DEAD PEOPLE  - The idea that dead people remain linked to their bodies and are begging their relatives "don't cremate me" is legitimately terrifying and as an adult, I think it's a brilliant hook. However, as someone who works with children, including children who have been bereaved, I'm a little bit torn over whether this is suitable fodder for Doctor Who. I know if my grandmother had just died, I wouldn't want to be thinking about whether dead people feel it when they get cremated. But then, don't children wonder about that kind of thing anyway?

DANNY - First of all, killing Danny was a good idea. I didn't see it coming and the nature of the death was particularly shocking. There was no drawn out drama, just a horrible accident. Moreover, the revelation that Danny killed a child was a brave thing to do. Whilst I have mixed feelings about the "don't cremate me" thing being in a children's show, I'm pretty impressed that the BBC had the gumption to allow the admission that soldiers on both sides of any war are responsible for the deaths of children. It felt more "real" than Doctor Who is normally allowed to be and it reminds us that there's actually a very good reason why the Doctor is uncomfortable around soldiers.

CYBERMEN - My favourite cyberman is still the one that tried to bite Amy's face off, so these will have to go a long way to beat that. I liked the little nods to cybermen of the past though - cybermen on the streets of London and the containers that reminded me a lot of "Tomb of the Cybermen."

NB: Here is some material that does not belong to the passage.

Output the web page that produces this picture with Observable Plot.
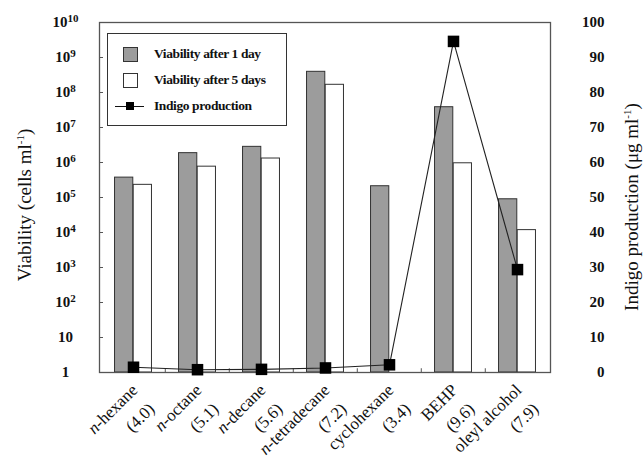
<!DOCTYPE html>
<html><head><meta charset="utf-8">
<script src="https://cdn.jsdelivr.net/npm/d3@7"></script>
<script src="https://cdn.jsdelivr.net/npm/@observablehq/plot@0.6"></script>
<style>
body{margin:0;background:#fff}
#chart{position:relative;width:643px;height:459px;font-family:'Liberation Serif',serif;color:#111}
.legend{position:absolute;left:107px;top:33px;width:178px;height:91px;border:1.5px solid #333;background:#fff;font-weight:bold;font-size:13.5px;letter-spacing:-0.4px}
.legend .row{position:absolute;left:0;height:16px;line-height:16px;white-space:nowrap}
.legend .sw{position:absolute;left:15px;top:1px;width:13px;height:13px;border:1px solid #333}
.legend .lbl{position:absolute;left:46px;top:0}
.legend .ln{position:absolute;left:7px;top:7.5px;width:29px;height:1.3px;background:#111}
.legend .sq{position:absolute;left:18px;top:4px;width:8px;height:8px;background:#000}
.ytitle{position:absolute;font-size:19px;white-space:nowrap;transform-origin:center center}
.ytitle sup{font-size:11px;vertical-align:7px;line-height:0}
</style>
</head><body><div id="chart"></div>
<script>
const categories = ["n-hexane","n-octane","n-decane","n-tetradecane","cyclohexane","BEHP","oleyl alcohol"];
const logP = ["4.0","5.1","5.6","7.2","3.4","9.6","7.9"];
const viability1Day = [3.7e5,1.85e6,2.8e6,3.9e8,2.1e5,3.8e7,8.9e4];
const viability5Days = [2.3e5,7.6e5,1.3e6,1.66e8,null,9.5e5,1.17e4];
const indigo = [1.5,0.8,0.9,1.3,2.2,94.6,29.4];
const leftTicks = [1,1e1,1e2,1e3,1e4,1e5,1e6,1e7,1e8,1e9,1e10];
const rightTicks = [0,10,20,30,40,50,60,70,80,90,100];

const day1 = categories.map((c,i)=>({cat:c, v:viability1Day[i]}));
const day5 = categories.map((c,i)=>({cat:c, v:viability5Days[i]})).filter(d=>d.v!=null);
const ind = categories.map((c,i)=>({cat:c, v:indigo[i]}));
const toLog = v => Math.pow(10, v/10); // map 0–100 onto the 1–1e10 log axis

const W=643,H=459, mL=99, mR=93, mT=22, mB=87;
const bw = (W-mL-mR)/categories.length;

const svg = Plot.plot({
  width:W, height:H, marginLeft:mL, marginRight:mR, marginTop:mT, marginBottom:mB,
  style:{fontFamily:"'Liberation Serif', serif", fontSize:"15px", color:"#111", background:"#fff"},
  x:{type:"band", domain:categories, padding:0, label:null},
  y:{type:"log", domain:[1,1e10], label:null},
  marks:[
    Plot.barY(day1,{x:"cat", y1:d=>1, y2:"v", fill:"#9c9c9c", stroke:"#333", strokeWidth:1, insetLeft:bw*0.21, insetRight:bw*0.5}),
    Plot.barY(day5,{x:"cat", y1:d=>1, y2:"v", fill:"#fff", stroke:"#333", strokeWidth:1, insetLeft:bw*0.5, insetRight:bw*0.21}),
    Plot.frame({stroke:"#555", strokeWidth:1.3}),
    Plot.axisY({anchor:"left", ticks:leftTicks, tickSize:4, dx:4, text:null, stroke:"#555", label:null}),
    Plot.axisY({anchor:"left", ticks:leftTicks, tickSize:0, tickPadding:34, textAnchor:"middle", fontWeight:"bold", fontSize:15,
      tickFormat:d=>{const k=Math.round(Math.log10(d)); return k===0?"1":k===1?"10":"10^"+k;}, label:null}),
    Plot.axisY({anchor:"right", ticks:rightTicks.map(toLog), tickSize:0, tickPadding:54, textAnchor:"end", fontWeight:"bold", fontSize:15,
      tickFormat:d=>String(Math.round(Math.log10(d)*10)), label:null}),
    Plot.ruleX(categories.slice(1),{x:d=>d, y1:d=>1, y2:d=>1.28, dx:-bw/2, stroke:"#555"}),
    Plot.axisX({ticks:categories, tickSize:0, tickPadding:10, dx:-3.5, tickRotate:-45, fontSize:17, lineAnchor:"top", label:null}),
    Plot.axisX({ticks:categories, tickSize:0, tickPadding:29, dx:13.5, tickRotate:-45, fontSize:17, lineAnchor:"top",
      tickFormat:d=>"("+logP[categories.indexOf(d)]+")", label:null}),
    Plot.line(ind,{x:"cat", y:d=>toLog(d.v), stroke:"#222", strokeWidth:1.1}),
    Plot.dot(ind,{x:"cat", y:d=>toLog(d.v), symbol:"square", r:6.5, fill:"#000", stroke:"none"})
  ]
});

// superscripts on the log-axis labels
d3.select(svg).selectAll("text").each(function(){
  const t = d3.select(this);
  if (this.childElementCount===0 && this.textContent.includes("^")) {
    const [b,e] = this.textContent.split("^");
    t.text(b);
    t.append("tspan").attr("dy","-0.45em").attr("font-size","11px").text(e);
  }
});
// italic n- on category labels
d3.select(svg).selectAll("text").each(function(){
  const s = this.textContent;
  if (this.childElementCount===0 && s.startsWith("n-")) {
    const t = d3.select(this); t.text("");
    t.append("tspan").attr("font-style","italic").text("n");
    t.append("tspan").text(s.slice(1));
  }
});

const chart = document.getElementById("chart");
chart.appendChild(svg);

const legend = document.createElement("div");
legend.className="legend";
legend.innerHTML = `
 <div class="row" style="top:12px;width:178px"><div class="sw" style="background:#9c9c9c"></div><span class="lbl">Viability after 1 day</span></div>
 <div class="row" style="top:38px;width:178px"><div class="sw" style="background:#fff"></div><span class="lbl">Viability after 5 days</span></div>
 <div class="row" style="top:64px;width:178px"><div class="ln"></div><div class="sq"></div><span class="lbl">Indigo production</span></div>`;
chart.appendChild(legend);

const lt = document.createElement("div");
lt.className="ytitle";
lt.innerHTML = "Viability (cells ml<sup>-1</sup>)";
chart.appendChild(lt);
const rt = document.createElement("div");
rt.className="ytitle";
rt.innerHTML = "Indigo production (μg ml<sup>-1</sup>)";
chart.appendChild(rt);
function place(el, cx, cy){
  const w = el.offsetWidth, h = el.offsetHeight;
  el.style.left = (cx - w/2)+"px"; el.style.top = (cy - h/2)+"px";
  el.style.transform = "rotate(-90deg)";
}
place(lt, 25, 205);
place(rt, 632, 207);
</script>
</body></html>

STEVEN MOFFAT'S SCRIPTS - You can tell Moffat is writing differently for a different Doctor this season. The pacing is different, to reflect the fact that we now have a more still and quiet Doctor, rather than the hyperactive madman we had previously. This was pretty clear in "Deep Breath" (which for me was brilliant except that it was 15 minutes too long) and "Listen" (which had a lot of ideas but for me not enough going on to fill the full episode). I don't know how I feel about this change in Moffat's scripts yet. I don't think either approach is superior or inferior, they're both legitimate choices. Not sure which is my favourite though.

CLARA - I've loved Clara this season. The scene with the keys didn't really do anything for me though. There was nothing wrong with it, I just didn't think it was particularly revealing or significant for Clara given that she was grieving anyway. And the Doctor's recognition of that was completely appropriate. I'm intrigued by what her connection to Missy is, and what's going to make her declare that "Clara Oswald never existed" (or whatever it was). My favourite Clara moment in this episode was her refusal to be swayed by Danny's "I love you" stuff and her insistence on remaining appropriately skeptical. Clara rules.